На Вацлавском намести народ беснуется и плачет, камни, звеня, лупят броню. «За нашу и вашу Свободу!». Более отчаяния, чем злобы. Таких пражан Сергей не видел, не предполагал. Последний в колонне танк загорелся. Бутылка зажигательной смеси, оружие отчаяния. Солдаты выскочили, сбивают огонь брезентами. Сергей успел нажать фотоспуск. Алена (ударение на начальном А) вырвала «кодак», страшится танков. Их тупая, пещерная мощь подавляет. Передний танк повернул башню и хищно повел пушкой. Лейтенант открыл люк и выглянул. Ему долдонили защитить Прагу от оголтелой западногерманской военщины, наследницы Гитлера. Об этом твердила по-чешски и по-русски новая мощная радиостанция «Волга». Сергей узнавал московских дикторов. В первые дни вторжения пошла деза: «Страна встречает желанных защитников социализма цветами и пивом, чешки и словачки флиртуют и фотографируются с русскими сержантами». Они там не понимают тяжести своих объятий? Эфир абсурда.
Возвышаясь над толпой, лейтенант из Костромы (Луги, Осташкова, Порхова) чувствовал обман. Но усомниться в родном, черно – земельном русском и заскорузло – советском не мог.
– Давай! – сказал он механику. Мотор взревел форсажем, сизый бензиновый туман всклубился. Народ шарахнулся. Сергей длинно материл лейтенанта. Алена больно толкнула, крикнула:
– Сто лет не говори в этом городе по-русски! Заплакала. – Нет у меня родины.
Ему, постороннему, жутко видеть бессилие достойного народа. Пошел дождь, толпа прибывала. Рядом старик сказал, махнув на танки:
– Они под крышей, а мы мокнем.
У Сергея и Алены есть свой советский танк. На высоком постаменте, на Смихове. В честь и славу мая 1945 года. Место называется «У танку». Сергей обитает напротив, в квартирке мужа Алены, оставленной для гостей.

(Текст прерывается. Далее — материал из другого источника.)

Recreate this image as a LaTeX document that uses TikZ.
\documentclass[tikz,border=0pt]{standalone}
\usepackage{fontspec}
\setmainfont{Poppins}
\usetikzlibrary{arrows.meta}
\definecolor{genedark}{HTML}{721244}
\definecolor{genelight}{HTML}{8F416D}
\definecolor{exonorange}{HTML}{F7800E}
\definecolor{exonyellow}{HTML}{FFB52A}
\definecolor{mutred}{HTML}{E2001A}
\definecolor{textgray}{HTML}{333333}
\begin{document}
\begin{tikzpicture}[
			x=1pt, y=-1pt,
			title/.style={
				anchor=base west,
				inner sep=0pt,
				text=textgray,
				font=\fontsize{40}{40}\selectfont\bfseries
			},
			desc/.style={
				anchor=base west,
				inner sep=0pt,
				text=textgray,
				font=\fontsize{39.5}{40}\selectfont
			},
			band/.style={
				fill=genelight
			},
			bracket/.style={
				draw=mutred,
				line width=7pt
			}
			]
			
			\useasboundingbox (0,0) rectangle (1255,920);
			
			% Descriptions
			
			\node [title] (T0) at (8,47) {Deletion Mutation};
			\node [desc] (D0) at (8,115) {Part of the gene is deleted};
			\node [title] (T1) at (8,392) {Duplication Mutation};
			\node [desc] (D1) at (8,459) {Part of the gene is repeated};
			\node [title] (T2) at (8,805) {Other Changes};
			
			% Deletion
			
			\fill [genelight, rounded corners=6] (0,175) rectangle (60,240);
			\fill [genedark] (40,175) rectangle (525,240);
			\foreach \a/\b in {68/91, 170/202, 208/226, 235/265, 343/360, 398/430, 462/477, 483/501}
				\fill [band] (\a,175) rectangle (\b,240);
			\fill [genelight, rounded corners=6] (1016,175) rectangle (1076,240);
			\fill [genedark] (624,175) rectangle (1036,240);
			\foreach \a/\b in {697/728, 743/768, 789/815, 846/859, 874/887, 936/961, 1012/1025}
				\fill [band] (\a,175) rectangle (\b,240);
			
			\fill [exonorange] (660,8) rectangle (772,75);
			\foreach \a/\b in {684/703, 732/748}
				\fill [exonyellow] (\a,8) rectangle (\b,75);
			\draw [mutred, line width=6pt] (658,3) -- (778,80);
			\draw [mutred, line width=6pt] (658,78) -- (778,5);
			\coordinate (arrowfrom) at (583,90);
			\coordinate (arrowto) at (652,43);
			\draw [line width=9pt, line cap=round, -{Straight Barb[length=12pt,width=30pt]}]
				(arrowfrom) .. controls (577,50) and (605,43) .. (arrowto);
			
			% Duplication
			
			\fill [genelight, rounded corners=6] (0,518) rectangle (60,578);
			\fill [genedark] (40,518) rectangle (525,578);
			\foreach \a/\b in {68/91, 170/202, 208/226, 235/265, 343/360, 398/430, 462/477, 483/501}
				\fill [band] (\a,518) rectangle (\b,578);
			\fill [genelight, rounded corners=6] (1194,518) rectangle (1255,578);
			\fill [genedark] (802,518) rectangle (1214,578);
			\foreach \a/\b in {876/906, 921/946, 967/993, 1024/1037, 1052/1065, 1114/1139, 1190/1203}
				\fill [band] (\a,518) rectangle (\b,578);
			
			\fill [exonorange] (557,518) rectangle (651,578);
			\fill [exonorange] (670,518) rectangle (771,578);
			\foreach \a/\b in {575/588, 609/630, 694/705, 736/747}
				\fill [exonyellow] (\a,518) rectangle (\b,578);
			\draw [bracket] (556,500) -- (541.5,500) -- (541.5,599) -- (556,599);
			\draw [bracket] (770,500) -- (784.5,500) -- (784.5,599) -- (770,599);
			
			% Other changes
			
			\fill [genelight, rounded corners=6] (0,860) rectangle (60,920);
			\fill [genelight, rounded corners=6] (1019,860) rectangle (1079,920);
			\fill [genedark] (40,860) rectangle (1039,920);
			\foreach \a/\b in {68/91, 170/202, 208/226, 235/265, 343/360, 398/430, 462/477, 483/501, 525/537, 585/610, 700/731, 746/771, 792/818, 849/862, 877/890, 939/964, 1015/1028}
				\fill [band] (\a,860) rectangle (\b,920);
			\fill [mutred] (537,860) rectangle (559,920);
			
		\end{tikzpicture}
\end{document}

В назначенное время Алена подходит к танку, Сергей видит из окна и отпирает дверь с черного хода.
Ах, Алена.
Он мечтал работать на заграницу. «Наш специальный корреспондент в Нью-Йорке Сергей Мюр передает. Шикарно.

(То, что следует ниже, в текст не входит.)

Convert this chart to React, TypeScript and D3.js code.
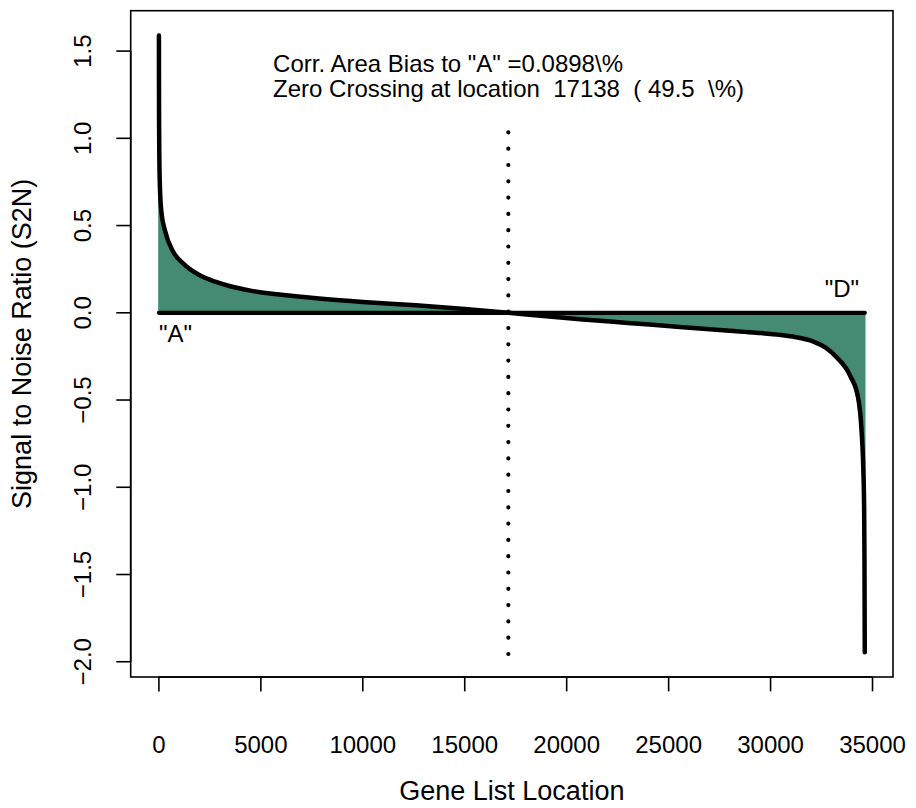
import React, { useEffect, useRef } from 'react';
import * as d3 from 'd3';

// ranked gene list: location and signal-to-noise value
const geneIndex = [
    1, 3, 8, 20, 50, 120, 300, 700, 1200, 2000, 2800, 3500, 4500, 6000, 8000, 10000,
    12600, 15000, 17138, 19000, 20800, 23000, 25700, 28000, 29300, 30500, 31400, 32100, 32700, 33240, 33900,
    34300, 34465, 34545, 34590, 34605, 34620
];
const s2nValue = [
    1.59, 1.35, 1.1, 0.9, 0.72, 0.58, 0.47, 0.35, 0.282, 0.215, 0.177, 0.152, 0.127, 0.103, 0.08, 0.062,
    0.043, 0.022, 0, -0.02, -0.038, -0.058, -0.083, -0.103, -0.114, -0.127, -0.143, -0.165, -0.2, -0.255, -0.36,
    -0.49, -0.68, -0.88, -1.13, -1.4, -1.946
];

// the filled polygon only reaches these values at both ends
const fillTop = 0.75;
const fillBottom = -1.13;

const zeroCrossing = 17138;
const crossingLineTop = 1.034;
const crossingLineBottom = -1.96;

const xTicks = [0, 5000, 10000, 15000, 20000, 25000, 30000, 35000];
const yTicks = [1.5, 1.0, 0.5, 0.0, -0.5, -1.0, -1.5, -2.0];
const yTickLabels = ['1.5', '1.0', '0.5', '0.0', '\u22120.5', '\u22121.0', '\u22121.5', '\u22122.0'];

const infoLines = ['Corr. Area Bias to "A" =0.0898\\%', 'Zero Crossing at location  17138  ( 49.5  \\%)'];
const infoPos = { x: 5600, y: 1.378 };
const labelA = { text: '"A"', x: 1, y: -0.167 };
const labelD = { text: '"D"', x: 34340, y: 0.09 };

const xTitle = 'Gene List Location';
const yTitle = 'Signal to Noise Ratio (S2N)';

const W = 916;
const H = 808;
const FONT = '"Liberation Sans", Arial, Helvetica, sans-serif';
const FILL = '#458b74';

export default function App() {
    const ref = useRef<SVGSVGElement | null>(null);

    useEffect(() => {
        const svg = d3.select(ref.current);
        svg.selectAll('*').remove();

        const plot = { left: 130.7, right: 893, top: 10.7, bottom: 677 };

        // R style axis extension: 4% on each side of the data range
        const [x0, x1] = d3.extent(geneIndex) as [number, number];
        const [y0, y1] = d3.extent(s2nValue) as [number, number];
        const px = (x1 - x0) * 0.04;
        const py = (y1 - y0) * 0.04;

        const x = d3.scaleLinear().domain([x0 - px, x1 + px]).range([plot.left, plot.right]);
        const y = d3.scaleLinear().domain([y0 - py, y1 + py]).range([plot.bottom, plot.top]);

        const data = geneIndex.map((g, i) => ({ g, v: s2nValue[i] }));

        // filled area
        const area = d3.area<{ g: number; v: number }>()
            .curve(d3.curveMonotoneX)
            .x((d) => x(d.g))
            .y0(y(0))
            .y1((d) => y(Math.max(fillBottom, Math.min(fillTop, d.v))));

        svg.append('path')
            .datum(data)
            .attr('d', area)
            .attr('fill', FILL)
            .attr('stroke', FILL)
            .attr('stroke-width', 1.5);

        // zero line
        svg.append('line')
            .attr('x1', x(x0))
            .attr('x2', x(x1))
            .attr('y1', y(0))
            .attr('y2', y(0))
            .attr('stroke', '#000')
            .attr('stroke-width', 4.3)
            .attr('stroke-linecap', 'round');

        // S2N curve
        const line = d3.line<{ g: number; v: number }>()
            .curve(d3.curveMonotoneX)
            .x((d) => x(d.g))
            .y((d) => y(d.v));

        svg.append('path')
            .datum(data)
            .attr('d', line)
            .attr('fill', 'none')
            .attr('stroke', '#000')
            .attr('stroke-width', 4.5)
            .attr('stroke-linecap', 'round')
            .attr('stroke-linejoin', 'round');

        // dotted zero crossing marker
        svg.append('line')
            .attr('x1', x(zeroCrossing))
            .attr('x2', x(zeroCrossing))
            .attr('y1', y(crossingLineTop))
            .attr('y2', y(crossingLineBottom))
            .attr('stroke', '#000')
            .attr('stroke-width', 4.2)
            .attr('stroke-linecap', 'round')
            .attr('stroke-dasharray', '0 16.3');

        // box
        svg.append('rect')
            .attr('x', plot.left)
            .attr('y', plot.top)
            .attr('width', plot.right - plot.left)
            .attr('height', plot.bottom - plot.top)
            .attr('fill', 'none')
            .attr('stroke', '#000')
            .attr('stroke-width', 1.6);

        const tick = 14.4;

        // x axis
        const gx = svg.append('g').attr('font-size', 24);
        gx.append('line')
            .attr('x1', x(xTicks[0]))
            .attr('x2', x(xTicks[xTicks.length - 1]))
            .attr('y1', plot.bottom)
            .attr('y2', plot.bottom)
            .attr('stroke', '#000')
            .attr('stroke-width', 1.6);
        gx.selectAll('line.tick')
            .data(xTicks)
            .join('line')
            .attr('class', 'tick')
            .attr('x1', (d) => x(d))
            .attr('x2', (d) => x(d))
            .attr('y1', plot.bottom)
            .attr('y2', plot.bottom + tick)
            .attr('stroke', '#000')
            .attr('stroke-width', 1.6);
        gx.selectAll('text')
            .data(xTicks)
            .join('text')
            .attr('x', (d) => x(d))
            .attr('y', plot.bottom + 76)
            .attr('text-anchor', 'middle')
            .text((d) => String(d));

        // y axis
        const gy = svg.append('g').attr('font-size', 24);
        gy.append('line')
            .attr('x1', plot.left)
            .attr('x2', plot.left)
            .attr('y1', y(yTicks[0]))
            .attr('y2', y(yTicks[yTicks.length - 1]))
            .attr('stroke', '#000')
            .attr('stroke-width', 1.6);
        gy.selectAll('line.tick')
            .data(yTicks)
            .join('line')
            .attr('class', 'tick')
            .attr('x1', plot.left - tick)
            .attr('x2', plot.left)
            .attr('y1', (d) => y(d))
            .attr('y2', (d) => y(d))
            .attr('stroke', '#000')
            .attr('stroke-width', 1.6);
        gy.selectAll('text')
            .data(yTicks)
            .join('text')
            .attr('transform', (d) => `translate(${plot.left - 40}, ${y(d)}) rotate(-90)`)
            .attr('text-anchor', 'middle')
            .text((_, i) => yTickLabels[i]);

        // titles
        svg.append('text')
            .attr('x', (plot.left + plot.right) / 2)
            .attr('y', plot.bottom + 123)
            .attr('text-anchor', 'middle')
            .attr('font-size', 27)
            .text(xTitle);

        svg.append('text')
            .attr('transform', `translate(31, ${(plot.top + plot.bottom) / 2}) rotate(-90)`)
            .attr('text-anchor', 'middle')
            .attr('font-size', 27)
            .text(yTitle);

        // annotations
        svg.append('g')
            .selectAll('text')
            .data(infoLines)
            .join('text')
            .attr('x', x(infoPos.x))
            .attr('y', (_, i) => y(infoPos.y) + i * 25)
            .attr('font-size', 24)
            .style('white-space', 'pre')
            .text((d) => d);

        svg.append('text')
            .attr('x', x(labelA.x))
            .attr('y', y(labelA.y))
            .attr('font-size', 24)
            .text(labelA.text);

        svg.append('text')
            .attr('x', x(labelD.x))
            .attr('y', y(labelD.y))
            .attr('font-size', 24)
            .attr('text-anchor', 'end')
            .text(labelD.text);
    }, []);

    return (
        <svg
            ref={ref}
            width={W}
            height={H}
            viewBox={`0 0 ${W} ${H}`}
            style={{ position: 'absolute', left: 0, top: 0, background: '#fff' }}
            fontFamily={FONT}
            fill="#000"
        />
    );
}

Его малая тихая родина Столешников переулок.
Таинственна и коварна Столешня. Во внутреннем дворе двухэтажный красного кирпича небольшой флигель. Нарком просвещения Анатолий Васильевич Луначарский, лично знавший Ромен Роллана, Анри Барбюса и Бернарда Шоу, поместил во флигель балерину (на выходах) Большого театра Кирпичникову. Он приезжал в авто, она выходила в манто.
Соседний дом озаряет витрина ювелирного магазина «Алмаз». Что-то вращалось в ней и изображения брильянтовых диадем рекламно проецировались на нечистый тротуар. Витрину расколупала банда Черная кошка. Фильм «Место встречи изменить нельзя» вышел значительно позже. Бабушка Мюр знает все о Столешне, даже видела закладку памятника Свободы на месте конного Юрия Долгорукого. В революционные годы. Против дома ее родителей в Столешниковом было поэтическое кафе, и при Сергее «Артистическое». Там бабуля познакомилась с поэтом Игорем Северяниным. Гуляли по Петровке и Страстному бульвару. Северянин не был бульвардье. Дед же Сергея когда-то служил в конной гвардии. Дома хранилась настоящая кираса. Кирасир бегал за поэтом с пистолетом. Не догнал.